Em 20 de maio de 2025 foi iniciado o novo Grupo de Trabalho da Comissão de Defesa dos Direitos das Pessoas com Deficiência, presidida pelo deputado Duarte Júnior mas, diferente do que foi prometido, nem as instituições e nem mesmo a Secretaria Nacional dos Direitos da Pessoa com Deficiência ou o Conade (Conselho Nacional dos Direitos da Pessoa com Deficiência) foram chamados a contribuir.
A repercussão negativa do projeto ensejou o arquivamento dele a pedido do próprio relator. Sob requerimento à Comissão de Defesa dos Direitos das Pessoas com Deficiência, presidida por ele mesmo, o PL 1.584/25 foi arquivado.

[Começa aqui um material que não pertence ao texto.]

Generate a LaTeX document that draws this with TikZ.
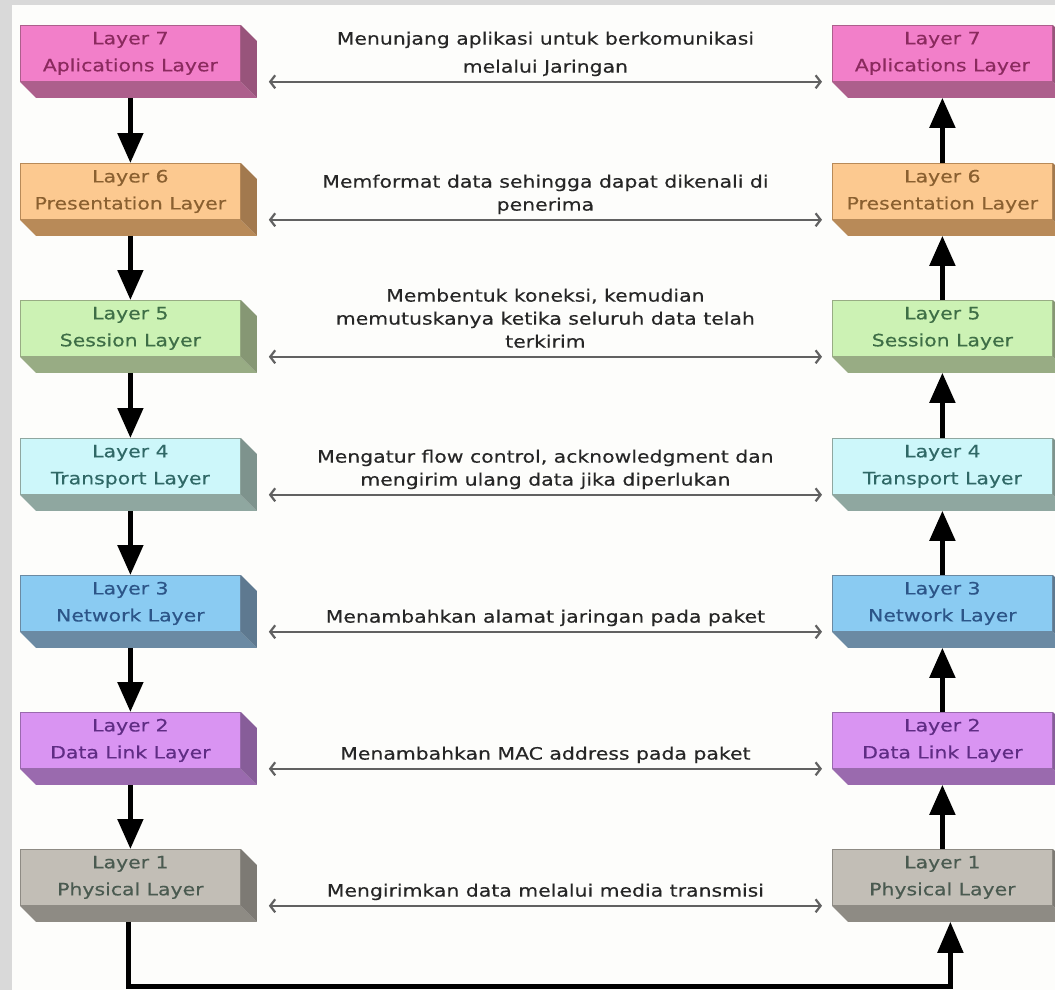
\documentclass[tikz,border=0pt]{standalone}
\usepackage{fontspec}
\setmainfont[FakeStretch=1.2,FakeBold=0.35]{DejaVu Sans}
\usetikzlibrary{arrows.meta,calc}
\definecolor{bgray}{HTML}{D9D9D9}
\definecolor{panel}{HTML}{FDFDFB}
\definecolor{f7}{HTML}{F27FC9}\definecolor{d7}{HTML}{AD5F8C}\definecolor{t7}{HTML}{8A2A5E}
\definecolor{f6}{HTML}{FCC990}\definecolor{d6}{HTML}{B88A58}\definecolor{t6}{HTML}{8A6030}
\definecolor{f5}{HTML}{CCF2B4}\definecolor{d5}{HTML}{98AC84}\definecolor{t5}{HTML}{3E6E46}
\definecolor{f4}{HTML}{CDF7FA}\definecolor{d4}{HTML}{8FA7A0}\definecolor{t4}{HTML}{2F6866}
\definecolor{f3}{HTML}{8ACBF2}\definecolor{d3}{HTML}{6B8AA3}\definecolor{t3}{HTML}{2C5588}
\definecolor{f2}{HTML}{D994F2}\definecolor{d2}{HTML}{9A6AAE}\definecolor{t2}{HTML}{5F2C84}
\definecolor{f1}{HTML}{C2BEB6}\definecolor{d1}{HTML}{8E8B84}\definecolor{t1}{HTML}{4A5A50}
\newcommand\layerbox[7]{%
  \node[layerbox,fill=#4,draw=#5,text=#6] (#1) at (#2,#3) {#7};
  \fill[#5] (#1.south west) -- ++(16,16) -- ($(#1.south east)+(16,16)$) -- (#1.south east) -- cycle;
  \fill[#5!88!black] (#1.north east) -- ++(16,16) -- ($(#1.south east)+(16,16)$) -- (#1.south east) -- cycle;
}
\begin{document}
\begin{tikzpicture}[x=1pt,y=-1pt,
  layerbox/.style={minimum width=220pt,minimum height=56pt,inner sep=0pt,anchor=north west,
    align=center,line width=0.8pt,font=\fontsize{17}{27}\selectfont},
  desc/.style={align=center,inner sep=0pt,text depth=5pt,anchor=south,text=black!85,
    font=\fontsize{17}{23}\selectfont},
  link/.style={draw=black!62,line width=2.2pt,
    {Straight Barb[length=5pt,width=13pt]}-{Straight Barb[length=5pt,width=13pt]}},
  flow/.style={line width=5pt,-{Triangle[length=30pt,width=25pt]}},
  loopline/.style={line width=5pt,-{Triangle[length=31pt,width=25pt]}},
]
\clip (0,0) rectangle (1055,990);
\fill[bgray] (0,0) rectangle (1055,990);
\fill[panel] (12,5) rectangle (1055,990);

% left column
\layerbox{L7}{20}{25}{f7}{d7}{t7}{Layer 7\\Aplications Layer}
\layerbox{L6}{20}{163}{f6}{d6}{t6}{Layer 6\\Presentation Layer}
\layerbox{L5}{20}{300}{f5}{d5}{t5}{Layer 5\\Session Layer}
\layerbox{L4}{20}{438}{f4}{d4}{t4}{Layer 4\\Transport Layer}
\layerbox{L3}{20}{575}{f3}{d3}{t3}{Layer 3\\Network Layer}
\layerbox{L2}{20}{712}{f2}{d2}{t2}{Layer 2\\Data Link Layer}
\layerbox{L1}{20}{849}{f1}{d1}{t1}{Layer 1\\Physical Layer}
% right column
\layerbox{R7}{832}{25}{f7}{d7}{t7}{Layer 7\\Aplications Layer}
\layerbox{R6}{832}{163}{f6}{d6}{t6}{Layer 6\\Presentation Layer}
\layerbox{R5}{832}{300}{f5}{d5}{t5}{Layer 5\\Session Layer}
\layerbox{R4}{832}{438}{f4}{d4}{t4}{Layer 4\\Transport Layer}
\layerbox{R3}{832}{575}{f3}{d3}{t3}{Layer 3\\Network Layer}
\layerbox{R2}{832}{712}{f2}{d2}{t2}{Layer 2\\Data Link Layer}
\layerbox{R1}{832}{849}{f1}{d1}{t1}{Layer 1\\Physical Layer}

% down arrows (left)
\draw[flow] ($(L7.south)+(0,16)$) -- (L6.north);
\draw[flow] ($(L6.south)+(0,16)$) -- (L5.north);
\draw[flow] ($(L5.south)+(0,16)$) -- (L4.north);
\draw[flow] ($(L4.south)+(0,16)$) -- (L3.north);
\draw[flow] ($(L3.south)+(0,16)$) -- (L2.north);
\draw[flow] ($(L2.south)+(0,16)$) -- (L1.north);
% up arrows (right)
\draw[flow] (R6.north) -- ($(R7.south)+(0,16)$);
\draw[flow] (R5.north) -- ($(R6.south)+(0,16)$);
\draw[flow] (R4.north) -- ($(R5.south)+(0,16)$);
\draw[flow] (R3.north) -- ($(R4.south)+(0,16)$);
\draw[flow] (R2.north) -- ($(R3.south)+(0,16)$);
\draw[flow] (R1.north) -- ($(R2.south)+(0,16)$);
% bottom loop
\draw[loopline] ($(L1.south)+(-2,16)$) -- ++(0,65) coordinate (bl) -| ($(R1.south)+(8,16)$);

% horizontal links with descriptions
\foreach \n/\t in {
  7/{Menunjang aplikasi untuk berkomunikasi\\[5pt]melalui Jaringan},
  6/{Memformat data sehingga dapat dikenali di\\penerima},
  5/{Membentuk koneksi, kemudian\\memutuskanya ketika seluruh data telah\\terkirim},
  4/{Mengatur flow control, acknowledgment dan\\mengirim ulang data jika diperlukan},
  3/{Menambahkan alamat jaringan pada paket},
  2/{Menambahkan MAC address pada paket},
  1/{Mengirimkan data melalui media transmisi}}{
  \coordinate (a\n) at ($(L\n.south east)+(28,0)$);
  \coordinate (b\n) at ($(R\n.south west)+(-10,0)$);
  \draw[link] (a\n) -- (b\n);
  \node[desc] (t\n) at ($($(a\n)!0.5!(b\n)$)+(0,-4)$) {\t};
}
\end{tikzpicture}
\end{document}
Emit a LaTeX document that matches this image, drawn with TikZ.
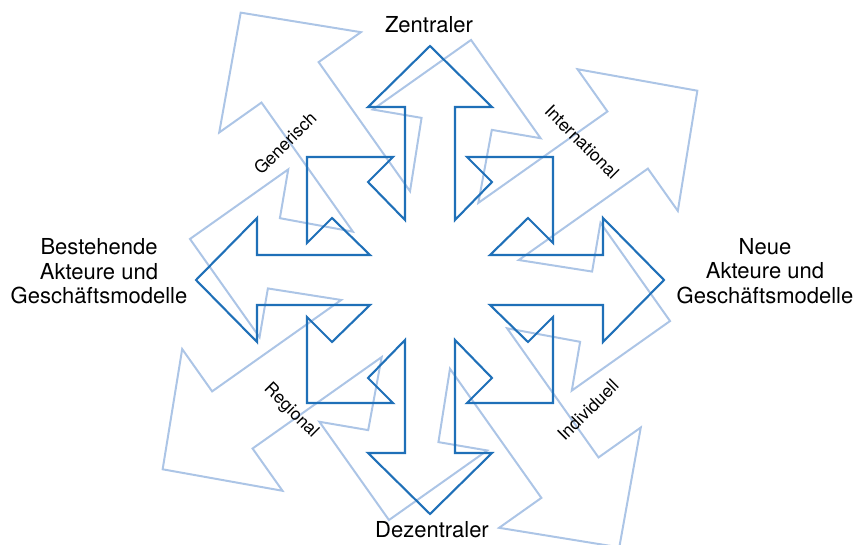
\documentclass[tikz,border=0pt]{standalone}
\usepackage{fontspec}
\setmainfont{TeX Gyre Heros}
\definecolor{darkblue}{RGB}{31,112,184}
\definecolor{lightblue}{RGB}{172,197,230}
\begin{document}
\begin{tikzpicture}[x=1pt,y=1pt,
  darkstar/.style={draw=darkblue, line width=2.1pt, line join=miter},
  lightstar/.style={draw=lightblue, line width=2pt, line join=miter},
  biglabel/.style={font=\fontsize{22}{24.5}\selectfont, align=center, inner sep=0pt},
  diaglabel/.style={font=\fontsize{17.5}{20}\selectfont, inner sep=0pt}]
\useasboundingbox (0,0) rectangle (854,544);
\coordinate (c) at (430,264);
% eight-way arrow outline, one quadrant after another (tip, head, shaft, notched corner)
\def\starpath{(0,234) -- (-62,173) -- (-25,173) -- (-25,60) -- (-62,98) -- (-37,123)
  -- (-123,123) -- (-123,37) -- (-98,62) -- (-60,25) -- (-173,25) -- (-173,62)
  -- (-234,0) -- (-173,-62) -- (-173,-25) -- (-60,-25) -- (-98,-62) -- (-123,-37)
  -- (-123,-123) -- (-37,-123) -- (-62,-98) -- (-25,-60) -- (-25,-173) -- (-62,-173)
  -- (0,-234) -- (62,-173) -- (25,-173) -- (25,-60) -- (62,-98) -- (37,-123)
  -- (123,-123) -- (123,-37) -- (98,-62) -- (60,-25) -- (173,-25) -- (173,-62)
  -- (234,0) -- (173,62) -- (173,25) -- (60,25) -- (98,62) -- (123,37)
  -- (123,123) -- (37,123) -- (62,98) -- (25,60) -- (25,173) -- (62,173) -- cycle}
% large turned copy behind
\draw[lightstar, shift={(c)}, rotate=35.3, scale=1.4] \starpath;
% main outline
\draw[darkstar, shift={(c)}] \starpath;
% axis labels
\node[biglabel, anchor=base] (top) at (429,511) {Zentraler};
\node[biglabel, anchor=base] (bottom) at (432,7) {Dezentraler};
\node[biglabel] (left) at (99,272.5) {Bestehende\\Akteure und\\Geschäftsmodelle};
\node[biglabel] (right) at (765,273) {Neue\\Akteure und\\Geschäftsmodelle};
% diagonal labels
\node[diaglabel, rotate=45] (ul) at (285,401) {Generisch};
\node[diaglabel, rotate=-45] (ur) at (582,402) {International};
\node[diaglabel, rotate=-45] (ll) at (291,133) {Regional};
\node[diaglabel, rotate=45] (lr) at (588,134) {Individuell};
\end{tikzpicture}
\end{document}
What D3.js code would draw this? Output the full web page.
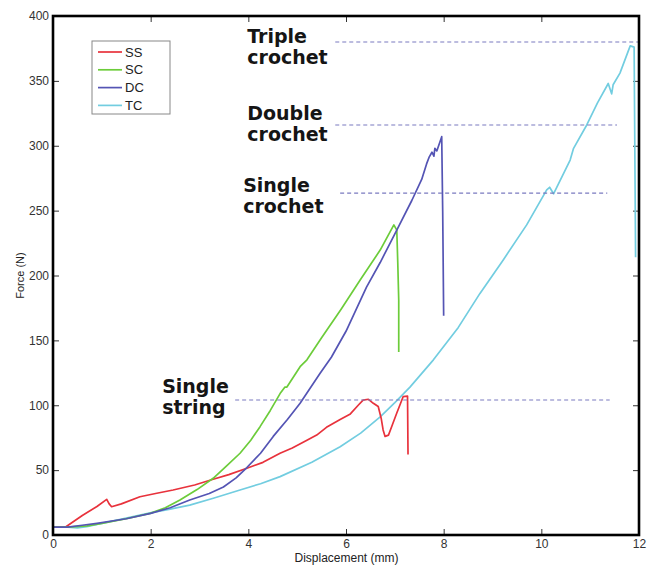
<!DOCTYPE html>
<html>
<head>
<meta charset="utf-8">
<script src="https://cdn.jsdelivr.net/npm/d3@7/dist/d3.min.js"></script>
<style>
  html, body { margin: 0; padding: 0; background: #fff; }
  svg { display: block; }
</style>
</head>
<body>
<div id="chart"></div>
<script>
// ---------- DATA ----------
const seriesNames = ["SS", "SC", "DC", "TC"];
const seriesColors = ["#e8323c", "#6ccc3a", "#5454b4", "#72cde0"];

const ssX = [0, 0.25, 0.6, 0.9, 1.1, 1.15, 1.2, 1.4, 1.78, 2.1, 2.46, 2.9, 3.28, 3.6, 3.97, 4.3, 4.65, 4.9, 5.2, 5.4, 5.6, 5.88, 6.08, 6.25, 6.35, 6.46, 6.56, 6.66, 6.72, 6.76, 6.8, 6.87, 6.95, 7.04, 7.17, 7.26, 7.27];
const ssY = [6, 6, 15, 22, 27.5, 24, 21.8, 24, 29.5, 32, 34.7, 38.5, 43, 46.5, 51.4, 56, 63, 67, 73, 77, 83, 89, 93, 100, 104, 104.6, 101.5, 99, 90, 81, 76, 77, 85, 94, 106.6, 107, 62];

const scX = [0, 0.3, 0.7, 1.0, 1.5, 1.99, 2.3, 2.6, 2.95, 3.28, 3.55, 3.83, 4.05, 4.24, 4.45, 4.65, 4.75, 4.79, 5.06, 5.2, 5.5, 5.9, 6.29, 6.7, 6.98, 7.04, 7.06, 7.08, 7.08];
const scY = [6, 6, 7, 9, 12.5, 16.7, 21, 27, 35, 43.7, 53, 63, 73, 83.5, 96, 109, 114, 114, 129.7, 135, 152, 174, 196.5, 219.6, 239, 235, 210, 181, 141];

const dcX = [0, 0.3, 0.6, 0.9, 1.5, 2.0, 2.4, 2.8, 3.2, 3.49, 3.75, 3.97, 4.25, 4.51, 4.8, 5.06, 5.47, 5.7, 6.0, 6.42, 6.7, 7.04, 7.35, 7.55, 7.65, 7.7, 7.76, 7.8, 7.82, 7.86, 7.96, 7.98, 8.0];
const dcY = [6, 6, 7.5, 9, 12.5, 16.7, 21, 27, 32, 37, 44, 52, 63, 76, 89, 101.5, 124.6, 137, 157, 191, 210, 235, 258, 274, 286, 291, 295, 292, 298, 296, 307, 250, 169];

const tcX = [0, 0.3, 0.5, 0.69, 1.0, 1.5, 1.99, 2.4, 2.8, 3.3, 3.83, 4.25, 4.65, 5.3, 5.88, 6.3, 6.7, 7.0, 7.31, 7.79, 8.3, 8.74, 9.22, 9.7, 10.11, 10.17, 10.25, 10.59, 10.66, 10.93, 11.15, 11.37, 11.44, 11.47, 11.61, 11.82, 11.9, 11.93];
const tcY = [6, 6, 5.5, 6.4, 9, 13, 17, 20, 23, 28.5, 34.7, 39.5, 45, 56, 68, 78.5, 91, 102, 114, 135, 160, 186, 212, 239, 266, 268, 263, 289, 298, 316, 333, 348, 340, 347, 356, 377, 376, 214];

// reference (dashed) lines
const refLabels = [["Triple", "crochet"], ["Double", "crochet"], ["Single", "crochet"], ["Single", "string"]];
const refLevels = [380, 316, 263.5, 104];
const refStartX = [5.78, 5.78, 5.88, 3.73];
const refEndX = [12, 11.55, 11.35, 11.4];

const xTicks = [0, 2, 4, 6, 8, 10, 12];
const yTicks = [0, 50, 100, 150, 200, 250, 300, 350, 400];
const xTitle = "Displacement (mm)";
const yTitle = "Force (N)";

// ---------- LAYOUT ----------
const W = 647, H = 566;
const m = { left: 53, right: 8, top: 16, bottom: 31 };
const iw = W - m.left - m.right, ih = H - m.top - m.bottom;

const svg = d3.select("#chart").append("svg").attr("width", W).attr("height", H);
const g = svg.append("g").attr("transform", `translate(${m.left},${m.top})`);

const x = d3.scaleLinear().domain([0, 12]).range([0, iw]);
const y = d3.scaleLinear().domain([0, 400]).range([ih, 0]);

const tickFont = "'Liberation Sans', Arial, sans-serif";

// axes (ticks pointing inward, mirrored on all sides)
const axB = g.append("g").attr("transform", `translate(0,${ih})`)
  .call(d3.axisBottom(x).tickValues(xTicks).tickSizeInner(-6).tickSizeOuter(0).tickPadding(3).tickFormat(d3.format("d")));
const axL = g.append("g")
  .call(d3.axisLeft(y).tickValues(yTicks).tickSizeInner(-6).tickSizeOuter(0).tickPadding(4).tickFormat(d3.format("d")));
const axT = g.append("g")
  .call(d3.axisTop(x).tickValues(xTicks).tickSizeInner(-6).tickSizeOuter(0).tickFormat(""));
const axR = g.append("g").attr("transform", `translate(${iw},0)`)
  .call(d3.axisRight(y).tickValues(yTicks).tickSizeInner(-6).tickSizeOuter(0).tickFormat(""));
[axB, axL, axT, axR].forEach(a => {
  a.select(".domain").remove();
  a.selectAll(".tick line").attr("stroke", "#333").attr("stroke-width", 1);
  a.selectAll(".tick text").attr("fill", "#333").style("font-family", tickFont).style("font-size", "12px");
});
axB.selectAll(".tick text").attr("y", 4).attr("dy", "0.71em");

// series
const line = d3.line().x(d => x(d[0])).y(d => y(d[1]));
const seriesData = [
  d3.zip(ssX, ssY), d3.zip(scX, scY), d3.zip(dcX, dcY), d3.zip(tcX, tcY)
];
// draw order: TC, SS, SC, DC (DC on top of SC)
[3, 0, 1, 2].forEach(i => {
  g.append("path").datum(seriesData[i])
    .attr("d", line).attr("fill", "none")
    .attr("stroke", seriesColors[i]).attr("stroke-width", 1.7)
    .attr("stroke-linejoin", "round");
});

// reference dashed lines
refLevels.forEach((lv, i) => {
  g.append("line")
    .attr("x1", x(refStartX[i])).attr("x2", x(refEndX[i]))
    .attr("y1", y(lv)).attr("y2", y(lv))
    .attr("stroke", "#7a7ac0").attr("stroke-width", 1.1)
    .attr("stroke-dasharray", "4,3");
});

// annotation labels (pixel offsets relative to the line start)
const labelDx = [-88, -88, -97, -73];
const labelDy = [1, -5, -1, -7];
refLabels.forEach((lines, i) => {
  const t = g.append("text")
    .attr("x", x(refStartX[i]) + labelDx[i])
    .attr("y", y(refLevels[i]) + labelDy[i])
    .attr("fill", "#151515")
    .style("font-family", "'DejaVu Sans', Verdana, sans-serif")
    .style("font-weight", "bold").style("font-size", "19px");
  lines.forEach((s, k) => t.append("tspan")
    .attr("x", x(refStartX[i]) + labelDx[i]).attr("dy", k === 0 ? 0 : 21).text(s));
});

// frame
g.append("rect").attr("x", 0).attr("y", 0).attr("width", iw).attr("height", ih)
  .attr("fill", "none").attr("stroke", "#000").attr("stroke-width", 2.6);

// axis titles
svg.append("text").attr("x", m.left + iw / 2 + 0.5).attr("y", 562)
  .attr("text-anchor", "middle").attr("fill", "#222")
  .style("font-family", tickFont).style("font-size", "12px").text(xTitle);
svg.append("text").attr("transform", `translate(24,${m.top + ih / 2}) rotate(-90)`)
  .attr("text-anchor", "middle").attr("fill", "#222")
  .style("font-family", tickFont).style("font-size", "11px").text(yTitle);

// legend
const lg = svg.append("g").attr("transform", "translate(92,41)");
lg.append("rect").attr("width", 78).attr("height", 73)
  .attr("fill", "#fff").attr("stroke", "#888").attr("stroke-width", 1);
seriesNames.forEach((n, i) => {
  const yy = 11 + i * 17.8;
  lg.append("line").attr("x1", 6).attr("x2", 30).attr("y1", yy).attr("y2", yy)
    .attr("stroke", seriesColors[i]).attr("stroke-width", 1.7);
  lg.append("text").attr("x", 33).attr("y", yy).attr("dy", "0.36em")
    .attr("fill", "#222").style("font-family", tickFont).style("font-size", "13px").text(n);
});
</script>
</body>
</html>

Mas, como defunto que retorna a falar, o texto fora reeditado no que hoje é o PL 2.661/25, que mantem o mesmo espírito, e em muito até as mesmas palavras.
Sem dúvida, tudo isso é muito preocupante! Não há razão para um Código/Consolidação, como ficou evidente. Além de conquista histórica e linguagem atualizada, a Lei Brasileira de Inclusão é reconhecida como Estatuto da Pessoa com Deficiência.
Assim, não há motivos para trazer insegurança jurídica aos aplicadores do direito (seja o Judiciário, seja o Ministério Público, as Defensorias e Advogados), que agora estão um tanto familiarizados com a LBI, nem para os sujeitos desses direitos.
É inegável que o Projeto de Lei nº 2.661/2025, a despeito de suas intenções declaradas (e das não declaradas), representava um perigo concreto de retrocesso para os direitos das pessoas com deficiência no Brasil. Sua tramitação apressada, sem a devida escuta qualificada dos movimentos sociais e das próprias pessoas com deficiência, afronta o princípio da participação e os direitos humanos. Os direitos conquistados são fruto de muita luta e não podem ser desmantelados sob o pretexto de uma suposta “consolidação”.